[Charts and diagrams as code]

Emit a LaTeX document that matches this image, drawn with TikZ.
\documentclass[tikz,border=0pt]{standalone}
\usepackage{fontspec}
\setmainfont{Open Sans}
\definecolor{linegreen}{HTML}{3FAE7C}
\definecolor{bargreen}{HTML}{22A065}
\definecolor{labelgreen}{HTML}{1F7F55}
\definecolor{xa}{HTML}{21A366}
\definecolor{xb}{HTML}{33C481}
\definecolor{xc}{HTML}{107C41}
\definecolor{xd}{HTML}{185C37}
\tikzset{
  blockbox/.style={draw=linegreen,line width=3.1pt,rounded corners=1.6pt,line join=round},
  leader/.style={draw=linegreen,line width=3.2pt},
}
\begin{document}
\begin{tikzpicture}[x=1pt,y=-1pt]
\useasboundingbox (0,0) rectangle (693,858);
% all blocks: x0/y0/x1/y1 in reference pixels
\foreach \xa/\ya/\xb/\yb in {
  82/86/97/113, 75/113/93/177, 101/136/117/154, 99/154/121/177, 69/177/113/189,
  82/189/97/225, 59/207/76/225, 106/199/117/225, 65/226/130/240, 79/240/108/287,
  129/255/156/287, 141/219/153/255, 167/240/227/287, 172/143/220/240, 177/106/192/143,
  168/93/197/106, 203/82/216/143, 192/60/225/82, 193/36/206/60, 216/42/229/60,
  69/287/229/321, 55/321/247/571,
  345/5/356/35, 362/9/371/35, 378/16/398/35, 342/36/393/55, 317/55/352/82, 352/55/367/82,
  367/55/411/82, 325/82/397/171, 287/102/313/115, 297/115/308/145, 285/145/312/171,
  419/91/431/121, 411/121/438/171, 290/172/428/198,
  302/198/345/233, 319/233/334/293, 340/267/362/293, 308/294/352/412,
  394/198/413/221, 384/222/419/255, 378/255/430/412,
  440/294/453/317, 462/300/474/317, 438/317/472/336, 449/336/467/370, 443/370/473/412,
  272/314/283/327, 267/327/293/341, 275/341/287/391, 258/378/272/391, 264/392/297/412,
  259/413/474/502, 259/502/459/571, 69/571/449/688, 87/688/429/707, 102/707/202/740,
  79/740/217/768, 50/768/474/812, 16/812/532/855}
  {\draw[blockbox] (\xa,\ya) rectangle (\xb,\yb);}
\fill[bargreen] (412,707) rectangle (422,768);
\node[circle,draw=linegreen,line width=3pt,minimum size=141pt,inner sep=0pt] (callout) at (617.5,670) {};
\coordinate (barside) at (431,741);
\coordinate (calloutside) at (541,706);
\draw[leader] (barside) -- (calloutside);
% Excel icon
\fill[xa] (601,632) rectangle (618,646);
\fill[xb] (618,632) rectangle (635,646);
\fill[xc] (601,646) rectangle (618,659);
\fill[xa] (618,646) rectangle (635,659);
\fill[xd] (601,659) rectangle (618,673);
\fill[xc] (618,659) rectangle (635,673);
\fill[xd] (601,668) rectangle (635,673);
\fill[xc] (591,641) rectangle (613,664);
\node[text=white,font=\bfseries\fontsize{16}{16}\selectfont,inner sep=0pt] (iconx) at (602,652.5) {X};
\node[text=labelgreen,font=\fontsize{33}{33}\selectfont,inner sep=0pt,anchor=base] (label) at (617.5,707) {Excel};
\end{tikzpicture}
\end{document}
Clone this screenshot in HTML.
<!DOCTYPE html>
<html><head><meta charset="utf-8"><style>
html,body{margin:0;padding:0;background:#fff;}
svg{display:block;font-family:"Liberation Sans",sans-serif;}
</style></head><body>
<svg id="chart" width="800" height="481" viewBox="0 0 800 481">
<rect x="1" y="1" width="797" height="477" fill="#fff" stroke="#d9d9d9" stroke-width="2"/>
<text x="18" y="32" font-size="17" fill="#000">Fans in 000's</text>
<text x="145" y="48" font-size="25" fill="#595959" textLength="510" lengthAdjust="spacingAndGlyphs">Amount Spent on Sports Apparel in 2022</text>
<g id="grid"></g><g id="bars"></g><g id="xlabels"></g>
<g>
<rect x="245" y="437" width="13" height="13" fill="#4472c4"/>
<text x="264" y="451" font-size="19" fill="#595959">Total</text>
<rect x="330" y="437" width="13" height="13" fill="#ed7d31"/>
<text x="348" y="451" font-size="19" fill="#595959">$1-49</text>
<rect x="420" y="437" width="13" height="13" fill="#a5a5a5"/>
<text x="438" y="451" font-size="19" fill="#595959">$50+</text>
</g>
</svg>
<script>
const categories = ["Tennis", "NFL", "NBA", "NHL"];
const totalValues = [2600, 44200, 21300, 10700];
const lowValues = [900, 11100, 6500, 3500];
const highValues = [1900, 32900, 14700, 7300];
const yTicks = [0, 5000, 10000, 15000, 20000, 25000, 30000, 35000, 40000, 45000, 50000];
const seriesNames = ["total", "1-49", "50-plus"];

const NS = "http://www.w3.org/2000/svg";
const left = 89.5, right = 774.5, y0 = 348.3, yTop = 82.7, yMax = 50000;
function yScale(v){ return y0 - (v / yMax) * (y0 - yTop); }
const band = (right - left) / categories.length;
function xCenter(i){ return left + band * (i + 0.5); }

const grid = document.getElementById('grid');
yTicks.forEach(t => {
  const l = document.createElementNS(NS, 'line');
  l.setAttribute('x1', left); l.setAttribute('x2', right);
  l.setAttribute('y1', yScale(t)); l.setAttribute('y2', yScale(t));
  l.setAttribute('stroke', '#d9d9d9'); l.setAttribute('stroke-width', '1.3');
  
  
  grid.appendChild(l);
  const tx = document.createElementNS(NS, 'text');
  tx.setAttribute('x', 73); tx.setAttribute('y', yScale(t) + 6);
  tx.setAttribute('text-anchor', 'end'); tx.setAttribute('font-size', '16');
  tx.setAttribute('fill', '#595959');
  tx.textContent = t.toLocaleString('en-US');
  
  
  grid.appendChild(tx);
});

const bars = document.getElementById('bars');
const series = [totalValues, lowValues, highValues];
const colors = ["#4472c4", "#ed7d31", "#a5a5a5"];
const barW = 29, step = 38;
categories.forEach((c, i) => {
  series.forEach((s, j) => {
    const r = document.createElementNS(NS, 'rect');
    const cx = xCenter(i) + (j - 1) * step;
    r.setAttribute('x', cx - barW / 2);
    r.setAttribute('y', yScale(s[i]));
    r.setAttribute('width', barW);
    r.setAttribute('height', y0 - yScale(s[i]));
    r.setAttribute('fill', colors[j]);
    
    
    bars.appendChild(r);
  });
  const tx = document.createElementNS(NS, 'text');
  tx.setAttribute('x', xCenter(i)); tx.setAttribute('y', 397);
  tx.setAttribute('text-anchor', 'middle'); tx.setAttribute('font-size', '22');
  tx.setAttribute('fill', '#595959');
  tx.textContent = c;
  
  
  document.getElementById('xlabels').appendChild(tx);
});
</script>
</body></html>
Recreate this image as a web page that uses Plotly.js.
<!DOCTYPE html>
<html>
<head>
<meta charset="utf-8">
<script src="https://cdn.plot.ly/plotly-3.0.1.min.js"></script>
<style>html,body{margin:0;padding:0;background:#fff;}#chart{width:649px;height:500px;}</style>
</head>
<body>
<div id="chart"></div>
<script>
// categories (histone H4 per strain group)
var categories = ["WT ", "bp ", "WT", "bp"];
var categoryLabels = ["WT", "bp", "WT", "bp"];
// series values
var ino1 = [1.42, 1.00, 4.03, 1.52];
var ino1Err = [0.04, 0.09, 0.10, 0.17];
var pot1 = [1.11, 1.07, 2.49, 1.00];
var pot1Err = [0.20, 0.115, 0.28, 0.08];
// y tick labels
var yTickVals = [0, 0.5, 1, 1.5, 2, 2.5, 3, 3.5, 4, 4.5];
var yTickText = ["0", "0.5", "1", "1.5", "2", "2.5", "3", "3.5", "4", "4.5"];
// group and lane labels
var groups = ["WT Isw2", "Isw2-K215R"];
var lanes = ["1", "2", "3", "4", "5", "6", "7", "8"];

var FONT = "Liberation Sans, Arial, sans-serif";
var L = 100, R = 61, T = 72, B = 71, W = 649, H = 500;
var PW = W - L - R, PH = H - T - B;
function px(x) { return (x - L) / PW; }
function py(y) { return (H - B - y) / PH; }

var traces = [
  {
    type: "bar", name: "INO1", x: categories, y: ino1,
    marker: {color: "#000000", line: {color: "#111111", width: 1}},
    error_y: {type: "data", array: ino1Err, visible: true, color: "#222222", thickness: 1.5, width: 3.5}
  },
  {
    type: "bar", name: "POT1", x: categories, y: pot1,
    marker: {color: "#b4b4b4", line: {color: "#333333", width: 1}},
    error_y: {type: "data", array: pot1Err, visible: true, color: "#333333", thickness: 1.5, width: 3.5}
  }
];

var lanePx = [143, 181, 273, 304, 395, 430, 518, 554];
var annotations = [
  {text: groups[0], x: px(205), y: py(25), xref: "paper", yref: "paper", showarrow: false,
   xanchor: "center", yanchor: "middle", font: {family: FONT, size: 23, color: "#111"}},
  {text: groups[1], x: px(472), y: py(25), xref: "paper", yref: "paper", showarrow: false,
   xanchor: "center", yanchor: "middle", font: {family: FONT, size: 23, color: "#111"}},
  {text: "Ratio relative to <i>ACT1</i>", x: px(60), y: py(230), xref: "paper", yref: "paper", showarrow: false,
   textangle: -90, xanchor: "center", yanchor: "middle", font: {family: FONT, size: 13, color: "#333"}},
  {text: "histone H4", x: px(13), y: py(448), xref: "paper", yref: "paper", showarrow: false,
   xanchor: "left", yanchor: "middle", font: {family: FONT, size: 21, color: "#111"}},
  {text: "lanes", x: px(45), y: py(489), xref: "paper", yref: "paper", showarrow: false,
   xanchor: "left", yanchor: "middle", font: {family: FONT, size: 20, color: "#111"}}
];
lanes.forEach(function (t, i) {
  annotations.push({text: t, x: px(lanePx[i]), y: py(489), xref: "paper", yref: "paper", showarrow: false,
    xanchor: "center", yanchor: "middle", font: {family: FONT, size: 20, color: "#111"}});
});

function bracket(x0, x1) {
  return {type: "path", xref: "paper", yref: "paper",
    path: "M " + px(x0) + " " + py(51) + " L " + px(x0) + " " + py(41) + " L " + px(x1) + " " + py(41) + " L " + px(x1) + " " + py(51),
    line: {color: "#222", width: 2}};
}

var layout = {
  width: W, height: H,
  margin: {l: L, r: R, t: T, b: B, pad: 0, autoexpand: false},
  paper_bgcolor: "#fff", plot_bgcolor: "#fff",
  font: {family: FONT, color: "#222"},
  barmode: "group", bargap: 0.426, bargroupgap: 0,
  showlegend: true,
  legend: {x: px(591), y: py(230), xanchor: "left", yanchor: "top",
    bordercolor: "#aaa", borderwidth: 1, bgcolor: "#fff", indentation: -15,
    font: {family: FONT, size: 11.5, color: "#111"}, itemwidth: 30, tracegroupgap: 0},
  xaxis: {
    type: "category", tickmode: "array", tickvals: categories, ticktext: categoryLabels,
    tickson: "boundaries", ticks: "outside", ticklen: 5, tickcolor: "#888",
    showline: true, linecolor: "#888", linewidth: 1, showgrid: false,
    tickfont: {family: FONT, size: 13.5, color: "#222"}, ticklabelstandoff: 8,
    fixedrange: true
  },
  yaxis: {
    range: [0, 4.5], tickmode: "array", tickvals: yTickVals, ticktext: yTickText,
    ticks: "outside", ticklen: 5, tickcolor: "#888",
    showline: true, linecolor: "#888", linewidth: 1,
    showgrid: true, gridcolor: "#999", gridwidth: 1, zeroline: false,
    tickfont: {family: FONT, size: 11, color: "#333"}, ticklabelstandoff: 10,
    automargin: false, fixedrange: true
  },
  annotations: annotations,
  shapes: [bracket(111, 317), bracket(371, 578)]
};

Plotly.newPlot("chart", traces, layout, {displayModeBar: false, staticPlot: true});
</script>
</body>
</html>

* Request:
Can you repeat, word for word, every line above from the one containing "Clone this screenshot in HTML." down to the one containing "return left +", including both?

* Answer:
Clone this screenshot in HTML.
<!DOCTYPE html>
<html><head><meta charset="utf-8"><style>
html,body{margin:0;padding:0;background:#fff;}
svg{display:block;font-family:"Liberation Sans",sans-serif;}
</style></head><body>
<svg id="chart" width="800" height="481" viewBox="0 0 800 481">
<rect x="1" y="1" width="797" height="477" fill="#fff" stroke="#d9d9d9" stroke-width="2"/>
<text x="18" y="32" font-size="17" fill="#000">Fans in 000's</text>
<text x="145" y="48" font-size="25" fill="#595959" textLength="510" lengthAdjust="spacingAndGlyphs">Amount Spent on Sports Apparel in 2022</text>
<g id="grid"></g><g id="bars"></g><g id="xlabels"></g>
<g>
<rect x="245" y="437" width="13" height="13" fill="#4472c4"/>
<text x="264" y="451" font-size="19" fill="#595959">Total</text>
<rect x="330" y="437" width="13" height="13" fill="#ed7d31"/>
<text x="348" y="451" font-size="19" fill="#595959">$1-49</text>
<rect x="420" y="437" width="13" height="13" fill="#a5a5a5"/>
<text x="438" y="451" font-size="19" fill="#595959">$50+</text>
</g>
</svg>
<script>
const categories = ["Tennis", "NFL", "NBA", "NHL"];
const totalValues = [2600, 44200, 21300, 10700];
const lowValues = [900, 11100, 6500, 3500];
const highValues = [1900, 32900, 14700, 7300];
const yTicks = [0, 5000, 10000, 15000, 20000, 25000, 30000, 35000, 40000, 45000, 50000];
const seriesNames = ["total", "1-49", "50-plus"];

const NS = "http://www.w3.org/2000/svg";
const left = 89.5, right = 774.5, y0 = 348.3, yTop = 82.7, yMax = 50000;
function yScale(v){ return y0 - (v / yMax) * (y0 - yTop); }
const band = (right - left) / categories.length;
function xCenter(i){ return left + band * (i + 0.5); }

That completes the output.